Correction: Ali, M., et al. Study on the Development of Neutrosophic Triplet Ring and Neutrosophic Triplet Field. Mathematics 2018, 6, 46

We have found the following errors in the article which was recently published in Mathematics [1]:

1. In Example 1, 3 gives rise to the neutrosophic triplet (3, 3, 3). However, 3 has two neutrals: neut(3) = {3, 5}, but 3 does not give rise to a neutrosophic triplet for neut(3)= 5, since anti(3) does not exist in ${\mathbb{Z}}_6$ with respect to neut(3) = 5.

2. In Example 2, ${\mathbb{Z}}_{10}$ is not a neutrosophic triplet group. 7 is the classical unitary element of the set ${\mathbb{Z}}_{10}$. Therefore ${\mathbb{Z}}_{10}$ is a neutrosophic extended triplet group.

3. In classical ring theory, for any ring $\left(R,+,.\right)$, 0 is the additive identity element. However, in a neutrosophic triplet ring $\left(N,\ast ,\#\right)$, 0 is an ordinary element and the element 0 is not used in definition.

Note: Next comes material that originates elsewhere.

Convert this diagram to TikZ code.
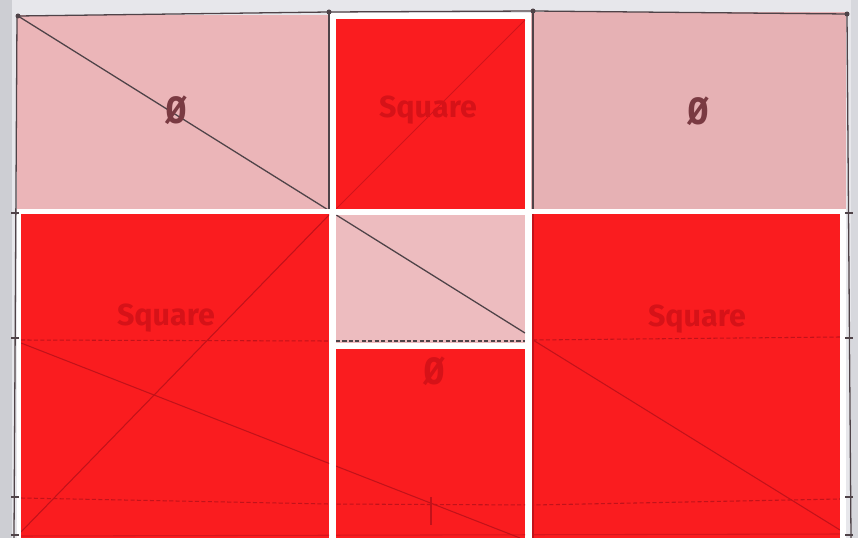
\documentclass[tikz,border=0pt]{standalone}
\usepackage{fontspec}
\usepackage{xcolor}
\usepackage{tikz}
\newfontfamily\handfont{Fira Sans}
\newfontfamily\zerofont{DejaVu Sans Mono}
\definecolor{paper}{HTML}{E7E7EB}
\definecolor{paperedge}{HTML}{CDCED3}
\definecolor{pinkfill}{HTML}{EBB5B8}
\definecolor{redfill}{HTML}{FA1C1F}
\definecolor{pencilgray}{HTML}{4F4348}
\definecolor{darkred}{HTML}{C2121A}
\definecolor{sqred}{HTML}{D61218}
\definecolor{zerobrown}{HTML}{7A3A42}
\tikzset{
    pencil/.style={line width=1.1pt,pencilgray},
    redpencil/.style={line width=0.9pt,darkred},
    pencildash/.style={pencil,dash pattern=on 3.5pt off 2pt},
    reddash/.style={redpencil,dash pattern=on 3.5pt off 2pt},
    sqlabel/.style={font=\handfont\bfseries\fontsize{26}{26}\selectfont,text=sqred,inner sep=0pt,anchor=base},
    zerolabel/.style={font=\zerofont\bfseries\fontsize{31}{31}\selectfont,inner sep=0pt,anchor=base}
}

\begin{document}
\begin{tikzpicture}[x=0.03cm,y=-0.03cm]
    \useasboundingbox (0,0) rectangle (858,538);
    \fill[paper] (0,0) rectangle (858,538);
    \fill[paperedge] (0,0) rectangle (12,538);
    \fill[paperedge!60!paper] (851,0) rectangle (858,538);

    \fill[pinkfill] (17,15) rectangle (330,212);
    \fill[pinkfill!98!black] (531,12) rectangle (846,212);
    \fill[white] (17,209) rectangle (846,538);
    \fill[white] (330,13) rectangle (531,212);

    \fill[redfill] (336,19) rectangle (525,209);
    \fill[redfill] (21,214) rectangle (329,538);
    \fill[pinkfill!90!white] (336,215) rectangle (525,343);
    \fill[redfill] (336,349) rectangle (525,538);
    \fill[redfill] (532,214) rectangle (840,538);

    \draw[pencil] (18,16) -- (329,12) -- (533,11) -- (847,14);
    \draw[pencil] (17,16) -- (14,538);
    \draw[pencil] (847,14) -- (851,538);
    \draw[pencil] (329,12) -- (329,209);
    \draw[pencil] (533,11) -- (533,209);
    \foreach \y in {213,338,497,535} {
        \draw[pencil] (11,\y) -- (19,\y);
        \draw[pencil] (845,\y) -- (853,\y);
    }
    \fill[pencilgray] (18,16) circle (2.5) (329,12) circle (2.5) (533,11) circle (2.5) (847,14) circle (2.5);

    \begin{scope}
        \clip (17,15) rectangle (329,209) (336,215) rectangle (525,343);
        \draw[pencil] (18,16) -- (525,333);
        \draw[pencildash] (336,341) -- (525,341);
    \end{scope}

    \begin{scope}
        \clip (336,19) rectangle (525,209) (21,214) rectangle (329,538)
            (336,349) rectangle (525,538) (532,214) rectangle (840,538);
        \draw[redpencil,opacity=0.7] (336,209) -- (525,20);
        \draw[redpencil] (21,532) -- (330,214);
        \draw[redpencil] (21,343) -- (520,538);
        \draw[redpencil] (533,340) -- (840,530);
        \draw[reddash] (21,340) -- (329,341);
        \draw[reddash] (533,340) -- (840,337);
        \draw[reddash] (21,498) -- (329,504) -- (533,505) -- (840,499);
        \draw[redpencil] (431,497) -- (431,525);
        \draw[redpencil] (533,214) -- (533,538);
        \draw[redpencil,opacity=0.6] (21,536) -- (840,534);
    \end{scope}

    \node[zerolabel,text=zerobrown] (nullTL) at (176,124) {Ø};
    \node[zerolabel,text=zerobrown] (nullTR) at (698,125) {Ø};
    \node[zerolabel,text=sqred] (nullMid) at (434,384) {Ø};
    \node[sqlabel] (sqTop) at (428,118) {Square};
    \node[sqlabel] (sqLeft) at (166,325) {Square};
    \node[sqlabel] (sqRight) at (697,326) {Square};
\end{tikzpicture}
\end{document}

Also N may not have such an element. So, in Definition 8 and subsequent parts of the paper, when using the element 0, the element 0 should be defined.

4. In classical ring theory, for any ring $\left(R,+,.\right)$, n∙a is defined by $a+\dots +a$ and $a^n$ is defined by $a\dots a$ (n times). In neutrosophic triplet ring (NTR), we do not know the definition of $a^n$. So before Definition 11, the element $a^n$ should be defined.

5. For the proof of Theorem 3, Theorem 1 was used. So Theorem 3 must satisfy the hypothesis of Theorem 1. Also according to definition of $a^n$, Theorem 3 should be rewritten.

6. Proposition 1 and its proof are not true. The sentences “if a is not a zero divisor, so a is cancellable” and “if a is cancellable, a is not a zero divisor” are not true. These statements cannot be obtained from the given definitions and theorems.

7. The set P(X) in Example 3 is not neutrosophic triplet field. P(X) has identity elements X and $\varnothing$ for the operations $\cup \mathrm{and}\cap$, respectively. Therefore P(X) is a neutrosophic extended triplet group.

8. The counterexamples given for Theorem 5 do not satisfy the distributive law since $1\#(1\ast 2)\ne (1\#1)\ast (1\#2)$.

9. In the proof of Theorem 6, the set N is not NTF since $5\#(5\ast 5)\ne (5\#5)\ast (5\#5)$.

10. The proof of Theorem 7(2) is not true. If $c\in U$, then $f^{-1}(c)$ is a set. If f is not a function, $f^{-1}(c)$ can be equal to an empty set. Then $f^{-1}(c)\ast f^{-1}(d)$ is not in $f^{-1}(U)$. We can prove it by the following:

Let $a,b\in f^{-1}(U)$. Then $f(a),f(b)\in U$ and $f(a)\oplus f(b)=f(a\ast b)\in U$. Hence we get $a\ast b\in f^{-1}(U)$. The proof of $a\#b\in f^{-1}(U)$ is similar. Also, since $f(a)\in U$ and $neut*\left(f\left(a\right)\right)=f\left(neut*\left(a\right)\right)\in U$, we have $neut*(a)\in f^{-1}(U)$. The proof of $neu{t}^{\#}(a)\in f^{-1}(U)$ is similar.

11. The proof of Theorem 7(3) is not true. If $i\in I\mathrm{and}r\in NT{R}_2$, then $f^{-1}(i)\mathrm{and}{f}^{-1}(r)$ is a set. If f is not a function, $f^{-1}(i)\mathrm{and}{f}^{-1}(r)$ can be equal to an empty set. Then $f^{-1}(i)\ast f^{-1}(r)$ is not in $f^{-1}(I)$. We can prove it by the following:

Let $a\in f^{-1}(U)$ and $r\in NT{R}_1$. Then $f(a)\in Iandf(r)\in NT{R}_2$ and $f(a)\oplus f(r)=f(a\ast r)\in I$. Hence we get $a\ast r\in f^{-1}(I)$. The remaining part of the proof is similar.

12. The proof of Theorem 7(4) should be proven as the following:

Let $j\in f\left(J\right)$ and $r\in NT{R}_2$. Since f is onto, then $\exists h\in J$ exists such that $f\left(h\right)=j$ and $\exists s\in NT{R}_1$ such that $f\left(s\right)=r$. Then $h\ast s\in J$ and we get $f\left(h\ast s\right)=f\left(h\right)\oplus f\left(s\right)=j\oplus r\in f(J)$.